Davayla ilgili sürece değinen Yeşildal, bazı mağdurların şahsi açtığı maddi ve manevi tazminat davalarının bulunduğunu, kendisinin de bu hakkının saklı olduğunu anlattı.

Mavi Marmara gemisindeki Anadolu Ajansı muhabiri Yücel Velioğlu'nun açtığı davada İsrail'in 40 bin lira manevi ve 6 bin 103 lira maddi tazminata mahkum edildiğini anımsatan Yeşildal, mahkemenin kararını "diğer davalara emsal olması açısından iyi bir gelişme" şeklinde değerlendirdi.

Yeşildal, İsrail'in Türkiye'den özür dilemesinin, suçunu kabul ettiği anlamına geldiğini vurgulayarak, "Bu da Filistin davası açısından önemli bir aşama. Ama aslolan İsrail'in, Gazze ve Filistin'deki ablukayı kaldırmasıdır" dedi.

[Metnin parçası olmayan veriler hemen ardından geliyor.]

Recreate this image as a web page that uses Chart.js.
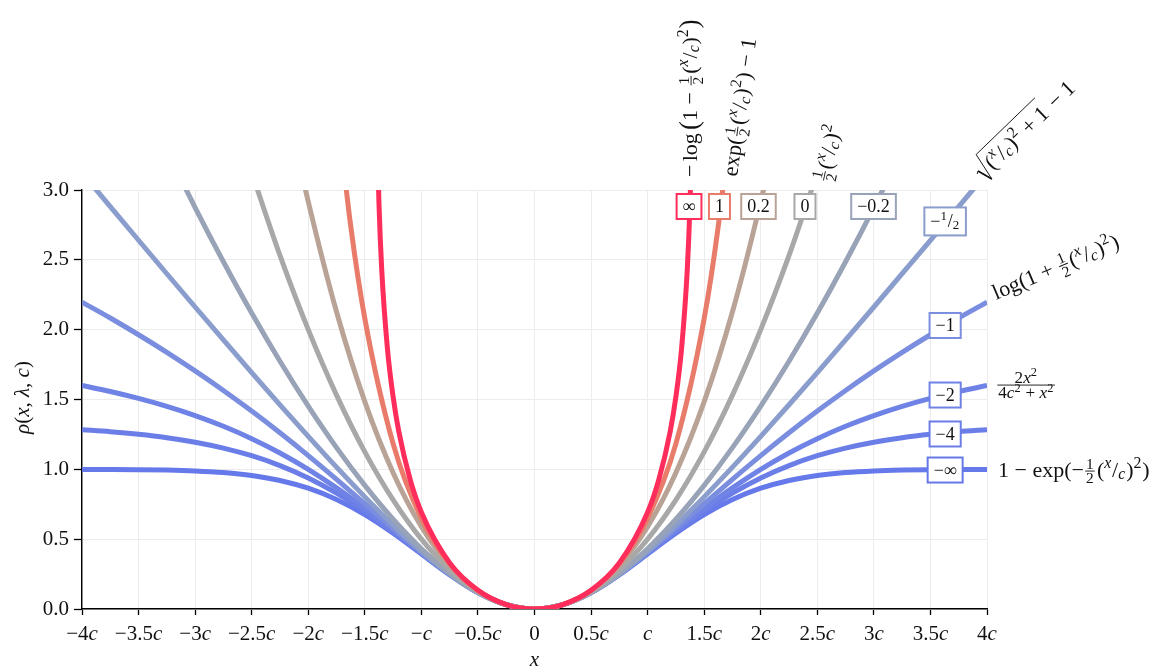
<!DOCTYPE html>
<html><head><meta charset="utf-8">
<script src="https://cdn.jsdelivr.net/npm/chart.js@4.4.1/dist/chart.umd.min.js"></script>
<style>html,body{margin:0;padding:0;background:#fff;}canvas{display:block;}</style>
</head><body>
<div style="width:1176px;height:669px;position:relative;"><canvas id="c" width="1176" height="669"></canvas></div>
<script>
// ---------- data ----------
const lambdaLabels = ['∞','1','0.2','0','−0.2','−1/2','−1','−2','−4','−∞'];
const xTickLabels = ['−4c','−3.5c','−3c','−2.5c','−2c','−1.5c','−c','−0.5c','0','0.5c','c','1.5c','2c','2.5c','3c','3.5c','4c'];
const yTickLabels = ['0.0','0.5','1.0','1.5','2.0','2.5','3.0'];

const xFull = [-4,-3.75,-3.5,-3.25,-3,-2.75,-2.5,-2.25,-2,-1.75,-1.5,-1.25,-1,-0.75,-0.5,-0.25,0,0.25,0.5,0.75,1,1.25,1.5,1.75,2,2.25,2.5,2.75,3,3.25,3.5,3.75,4];
const yNegInf = [0.9997,0.9991,0.9978,0.9949,0.9889,0.9772,0.9561,0.9204,0.8647,0.7837,0.6753,0.5422,0.3935,0.2452,0.1175,0.0308,0,0.0308,0.1175,0.2452,0.3935,0.5422,0.6753,0.7837,0.8647,0.9204,0.9561,0.9772,0.9889,0.9949,0.9978,0.9991,0.9997];
const yNeg4 = [1.2840,1.2698,1.2511,1.2266,1.1944,1.1522,1.0974,1.0270,0.9383,0.8291,0.6994,0.5526,0.3969,0.2459,0.1176,0.0308,0,0.0308,0.1176,0.2459,0.3969,0.5526,0.6994,0.8291,0.9383,1.0270,1.0974,1.1522,1.1944,1.2266,1.2511,1.2698,1.2840];
const yNeg2 = [1.6,1.5571,1.5077,1.4506,1.3846,1.3081,1.2195,1.1172,1.0,0.8673,0.72,0.5618,0.4,0.2466,0.1176,0.0308,0,0.0308,0.1176,0.2466,0.4,0.5618,0.72,0.8673,1.0,1.1172,1.2195,1.3081,1.3846,1.4506,1.5077,1.5571,1.6];
const yNeg1 = [2.1972,2.0834,1.9636,1.8376,1.7047,1.5647,1.4171,1.2617,1.0986,0.9287,0.7538,0.5773,0.4055,0.2478,0.1178,0.0308,0,0.0308,0.1178,0.2478,0.4055,0.5773,0.7538,0.9287,1.0986,1.2617,1.4171,1.5647,1.7047,1.8376,1.9636,2.0834,2.1972];
const yNegHalf = [3.1231,2.8810,2.6401,2.4004,2.1623,1.9262,1.6926,1.4622,1.2361,1.0156,0.8028,0.6008,0.4142,0.25,0.1180,0.0308,0,0.0308,0.1180,0.25,0.4142,0.6008,0.8028,1.0156,1.2361,1.4622,1.6926,1.9262,2.1623,2.4004,2.6401,2.8810,3.1231];
const xNeg02 = [-3.25,-3,-2.75,-2.5,-2.25,-2,-1.75,-1.5,-1.25,-1,-0.75,-0.5,-0.25,0,0.25,0.5,0.75,1,1.25,1.5,1.75,2,2.25,2.5,2.75,3,3.25];
const yNeg02 = [3.2838,2.8746,2.4864,2.1189,1.7741,1.4526,1.1553,0.8848,0.6424,0.4311,0.2547,0.1187,0.0308,0,0.0308,0.1187,0.2547,0.4311,0.6424,0.8848,1.1553,1.4526,1.7741,2.1189,2.4864,2.8746,3.2838];
const xZero = [-2.5,-2.25,-2,-1.75,-1.5,-1.25,-1,-0.75,-0.5,-0.25,0,0.25,0.5,0.75,1,1.25,1.5,1.75,2,2.25,2.5];
const yZero = [3.125,2.5313,2.0,1.5313,1.125,0.7813,0.5,0.2813,0.125,0.0313,0,0.0313,0.125,0.2813,0.5,0.7813,1.125,1.5313,2.0,2.5313,3.125];
const xPos02 = [-2.25,-2.125,-2,-1.75,-1.5,-1.25,-1,-0.75,-0.5,-0.25,0,0.25,0.5,0.75,1,1.25,1.5,1.75,2,2.125,2.25];
const yPos02 = [3.8633,3.3706,2.9177,2.1281,1.4846,0.9758,0.5896,0.3131,0.1320,0.0317,0,0.0317,0.1320,0.3131,0.5896,0.9758,1.4846,2.1281,2.9177,3.3706,3.8633];
const xOne = [-1.75,-1.625,-1.5,-1.25,-1,-0.75,-0.5,-0.25,0,0.25,0.5,0.75,1,1.25,1.5,1.625,1.75];
const yOne = [3.6240,2.7446,2.0802,1.1842,0.6487,0.3248,0.1331,0.0317,0,0.0317,0.1331,0.3248,0.6487,1.1842,2.0802,2.7446,3.6240];
const xInf = [-1.39,-1.375,-1.35,-1.3,-1.25,-1.2,-1.1,-1,-0.75,-0.5,-0.25,0,0.25,0.5,0.75,1,1.1,1.2,1.25,1.3,1.35,1.375,1.39];
const yInf = [3.383,2.906,2.422,1.864,1.520,1.273,0.929,0.6931,0.3302,0.1335,0.0318,0,0.0318,0.1335,0.3302,0.6931,0.929,1.273,1.520,1.864,2.422,2.906,3.383];

// label-box anchor positions (data coordinates)
const boxX = [1.366,1.635,1.98,2.391,2.997,3.63,3.63,3.63,3.63,3.63];
const boxY = [2.882,2.882,2.882,2.882,2.882,2.775,2.03,1.532,1.253,0.995];

// ---------- styles ----------
const curveColors = ['#ff2d5b','#e97b6a','#b9a296','#a8a8a8','#98a3b7','#8a9dcc','#7a8ddf','#6f82e6','#6b7ee8','#6679ea'];
const SERIF = '"Liberation Serif","DejaVu Serif",serif';
const INK = '#111';

const seriesX = [xInf,xOne,xPos02,xZero,xNeg02,xFull,xFull,xFull,xFull,xFull];
const seriesY = [yInf,yOne,yPos02,yZero,yNeg02,yNegHalf,yNeg1,yNeg2,yNeg4,yNegInf];

const datasets = lambdaLabels.map((lab,i)=>({
  label: lab,
  data: seriesX[i].map((x,j)=>({x:x, y:seriesY[i][j]})),
  borderColor: curveColors[i],
  borderWidth: 5,
  pointRadius: 0,
  fill: false,
  cubicInterpolationMode: 'monotone',
  borderCapStyle: 'butt'
}));

// ---------- tiny math-text renderer ----------
function fnt(size, it){ return (it?'italic ':'') + size.toFixed(2) + 'px ' + SERIF; }
function layoutMath(ctx, items, S, draw, x0, y0){
  let x = x0;
  for (const it of items){
    const k = it[0];
    if (k==='r' || k==='i'){
      const sc = it[2]||1;
      ctx.font = fnt(S*sc, k==='i');
      if (draw) ctx.fillText(it[1], x, y0 + (sc>1 ? S*(sc-1)*0.3 : 0));
      x += ctx.measureText(it[1]).width;
    } else if (k==='sup' || k==='sub'){
      const s = S*0.72;
      ctx.font = fnt(s, !!it[2]);
      const dy = k==='sup' ? -S*0.40 : S*0.10;
      if (draw) ctx.fillText(it[1], x, y0+dy);
      x += ctx.measureText(it[1]).width + S*0.04;
    } else if (k==='frac'){
      const s = S*(it[3]||0.7);
      const wn = layoutMath(ctx, it[1], s, false, 0, 0);
      const wd = layoutMath(ctx, it[2], s, false, 0, 0);
      const w = Math.max(wn, wd) + S*0.2;
      const bar = y0 - S*0.27;
      if (draw){
        layoutMath(ctx, it[1], s, true, x + (w-wn)/2, bar - S*0.1);
        layoutMath(ctx, it[2], s, true, x + (w-wd)/2, bar + S*0.08 + s*0.68);
        ctx.fillRect(x + S*0.06, bar - 0.45, w - S*0.12, 0.9);
      }
      x += w + S*0.04;
    } else if (k==='sp'){
      x += it[1]*S;
    } else if (k==='sqrt'){
      const inner0 = x + S*0.62;
      const end = layoutMath(ctx, it[1], S, false, inner0, y0);
      if (draw){
        const sv = ctx.strokeStyle, lw = ctx.lineWidth;
        ctx.strokeStyle = ctx.fillStyle; ctx.lineWidth = 0.9;
        ctx.beginPath();
        ctx.moveTo(x, y0 - S*0.38);
        ctx.lineTo(x + S*0.12, y0 - S*0.45);
        ctx.lineTo(x + S*0.32, y0 + S*0.25);
        ctx.lineTo(x + S*0.58, y0 - S*1.05);
        ctx.lineTo(end + S*0.05, y0 - S*1.05);
        ctx.stroke();
        ctx.beginPath(); ctx.lineWidth = 1.6;
        ctx.moveTo(x + S*0.12, y0 - S*0.45);
        ctx.lineTo(x + S*0.32, y0 + S*0.25);
        ctx.stroke();
        ctx.strokeStyle = sv; ctx.lineWidth = lw;
        layoutMath(ctx, it[1], S, true, inner0, y0);
      }
      x = end + S*0.1;
    }
  }
  return x;
}
function drawMath(ctx, items, S, x, y, angleDeg){
  ctx.save();
  ctx.translate(x, y);
  ctx.rotate(angleDeg*Math.PI/180);
  ctx.fillStyle = INK;
  ctx.textBaseline = 'alphabetic';
  layoutMath(ctx, items, S, true, 0, 0);
  ctx.restore();
}
const HALF = ['frac', [['r','1']], [['r','2']], 0.7];
const XC = [['r','('],['sup','x',true],['r','/'],['sub','c',true],['r',')'],['sup','2']];

const formulaLabels = [
  {items: [['r','−'],['sp',0.15],['r','log'],['sp',0.15],['r','(',1.2],['r','1 − '],HALF, ...XC, ['r',')',1.2]], x:697, y:177, a:-90},
  {items: [['r','exp('],HALF, ...XC, ['r',') − 1']], x:737, y:177, a:-82},
  {items: [HALF, ...XC], x:829, y:183, a:-78},
  {items: [['sqrt', [...XC, ['r',' + 1']]], ['r',' − 1']], x:983, y:180, a:-44},
  {items: [['r','log(1 + '],HALF, ...XC, ['r',')']], x:996, y:300, a:-23},
  {items: [['frac', [['r','2'],['i','x'],['sup','2']], [['r','4'],['i','c'],['sup','2'],['r',' + '],['i','x'],['sup','2']], 0.78]], x:996, y:391, a:0},
  {items: [['r','1 − exp(−'],HALF, ...XC, ['r',')']], x:998, y:477, a:0}
];

function boxItems(lab){
  if (lab==='−1/2') return [['r','−'],['sup','1'],['r','/'],['sub','2']];
  return [['r',lab]];
}

const overlay = {
  id:'overlay',
  afterDatasetsDraw(chart){
    const ctx = chart.ctx, xs = chart.scales.x, ys = chart.scales.y;
    ctx.save();
    ctx.textBaseline = 'alphabetic';
    const S = 18;
    lambdaLabels.forEach((lab,i)=>{
      const cx = xs.getPixelForValue(boxX[i]), cy = ys.getPixelForValue(boxY[i]);
      const items = boxItems(lab);
      const w = layoutMath(ctx, items, S, false, 0, 0);
      const h = lab==='−1/2' ? 28 : 25;
      const pad = 6;
      ctx.fillStyle = '#fff';
      ctx.fillRect(cx - w/2 - pad, cy - h/2, w + 2*pad, h);
      ctx.strokeStyle = curveColors[i]; ctx.lineWidth = 2;
      ctx.strokeRect(cx - w/2 - pad, cy - h/2, w + 2*pad, h);
      ctx.fillStyle = INK;
      layoutMath(ctx, items, S, true, cx - w/2, cy + S*0.32);
    });
    ctx.restore();
  },
  afterDraw(chart){
    const ctx = chart.ctx, xs = chart.scales.x;
    ctx.save();
    ctx.fillStyle = INK;
    const S = 21;
    // x tick labels
    xs.ticks.forEach((t,i)=>{
      const lab = xTickLabels[i];
      const items = lab.endsWith('c') ? (lab.length>1 ? [['r',lab.slice(0,-1)],['i','c']] : [['i','c']]) : [['r',lab]];
      const w = layoutMath(ctx, items, S, false, 0, 0);
      const px = xs.getPixelForValue(t.value);
      layoutMath(ctx, items, S, true, px - w/2, 640);
    });
    // axis titles
    const xt = [['i','x']];
    const wx = layoutMath(ctx, xt, S, false, 0, 0);
    layoutMath(ctx, xt, S, true, (chart.chartArea.left+chart.chartArea.right)/2 - wx/2, 666);
    const yt = [['i','ρ'],['r','('],['i','x'],['r',', '],['i','λ'],['r',', '],['i','c'],['r',')']];
    const wy = layoutMath(ctx, yt, S, false, 0, 0);
    drawMath(ctx, yt, S, 29, (chart.chartArea.top+chart.chartArea.bottom)/2 + wy/2 - 2, -90);
    // formula labels
    formulaLabels.forEach(f=>drawMath(ctx, f.items, 22, f.x, f.y, f.a));
    ctx.restore();
  }
};

new Chart(document.getElementById('c'), {
  type: 'line',
  data: { datasets },
  options: {
    responsive: false,
    devicePixelRatio: 1,
    animation: false,
    events: [],
    layout: { padding: { top: 190, right: 189, left: 0, bottom: 0 } },
    plugins: { legend: { display: false }, tooltip: { enabled: false } },
    scales: {
      x: {
        type: 'linear', min: -4, max: 4,
        ticks: { stepSize: 0.5, callback: () => '', autoSkip: false, maxRotation: 0 },
        grid: { color: '#ececec', lineWidth: 1, tickColor: '#000', tickLength: 6, tickWidth: 1.3 },
        border: { color: '#000', width: 1.4 },
        afterFit: s => { s.height = 60; }
      },
      y: {
        min: 0, max: 3,
        ticks: { stepSize: 0.5, color: INK, padding: 5,
          font: { family: SERIF, size: 21 },
          callback: (v) => { const k = Math.round(v*2); return yTickLabels[k]; } },
        grid: { color: '#ececec', lineWidth: 1, tickColor: '#000', tickLength: 8, tickWidth: 1.3 },
        border: { color: '#000', width: 1.4 },
        afterFit: s => { s.width = 82; }
      }
    }
  },
  plugins: [overlay]
});
</script>
</body></html>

Geminin en yaşlı kadın yolcusu Çiçekdağ

Mavi Marmara gemisinin en yaşlı kadın yolcusu Yıldız Çiçekdağ (67) ise bir arkadaşının daveti üzerine gemiye bindiğini söyledi.

Çiçekdağ, 4 çocuk ve 13 torun sahibi olduğunu belirterek, "Geminin en yaşlı kadını bendim. 62 yaşındaydım. Bir arkadaşım 'Gazze'ye gidiyoruz, geliyor musun?' dedi. Ben de 'Ne lazım?' dedim. 'Yürek lazım, cesaret lazım' dedi. 'Onlar ben de var' dedim ve gittim" diye konuştu.

Saldırı anında kadınları geminin aşağısına indirdiklerini, yukarıda ne olup bittiğini anlayamadıklarını kaydeden Çiçekdağ, yaşadıklarını şöyle anlattı:

"Silah seslerini duyuyorduk. 'Yaralımız çok' diye sesler geliyordu. Bir yandan siren sesleri. Yukarılarda bir şeyler oluyor ama biz anlamıyoruz. Dua ediyoruz, namaz kılıyoruz. Panik yapmadık. Bir süre sonra yukarı çıktık. Merdivenler kan içinde, yerler cam kırığı, yaralananları görüyoruz. İsrail askerleri etrafı sarmış. Silah ellerinde, nereye çekerlerse oraya gidiyoruz. İzmir'den 5 erkek, bir kadın bendim. Cengiz Songül adlı yol arkadaşımız şehit oldu. Saatlerce kapalı yerde tuttular. Bizi köpeklerle aradılar. Tepki gösterdim, ellerimi kelepçelediler. İnsanlar saatlerce elleri kelepçeli bekletildi. Yorgun ve uykusuzduk. Saatler sonra bir limana götürüldüler, esir muamelesi yaptılar. Omuzlarımızdan tutup sürüklediler. Sürekli bir yerlere götürüp durdular. Bize psikolojik baskı yaptılar."

"Mavi Marmara bizim için ana baba kucağı oldu"

Mavi Marmara gemisini unutamayacaklarına işaret eden Çiçekdağ, "Mavi Marmara gemisi, bizim için ana kucağı, baba kucağıydı, ilim ve terbiye görülen bir okul gibiydi" ifadesini kullandı.

Gemide, dilini, dinini bilmedikleri çeşitli milletlerden insanların bulunduğunu belirten Çiçekdağ, "İngilizce, Arapça konuşan insanlarla konuşamasak bile bir şekilde anlamaya çalışıyorduk" dedi.

Gemide paylaşım ve çok güzel bir kardeşlik olduğunu anlatan Çiçekdağ, şunları kaydetti:

"Allah devletimizi, başımızdakileri eksik etmesin, Allah razı olsun. Bizi uçakla alıp İstanbul'a getirdiler. Ailem çok merak etmiş. Halk yollara dökülmüş, bizi karşılamaya gelmişti. Yarın yine olsa yine seve seve giderim. İHH Başkanımız Bülent Yıldırım'ın olduğu yerde ben hep varım. Gazze'nin, Filistin'in hürriyetine kavuşmasını çok istiyorum. 'Bize özgür Gazze'yi, özgür Filistin'i görmeyi nasip eyle' diye her gün Allah'a dua ediyorum."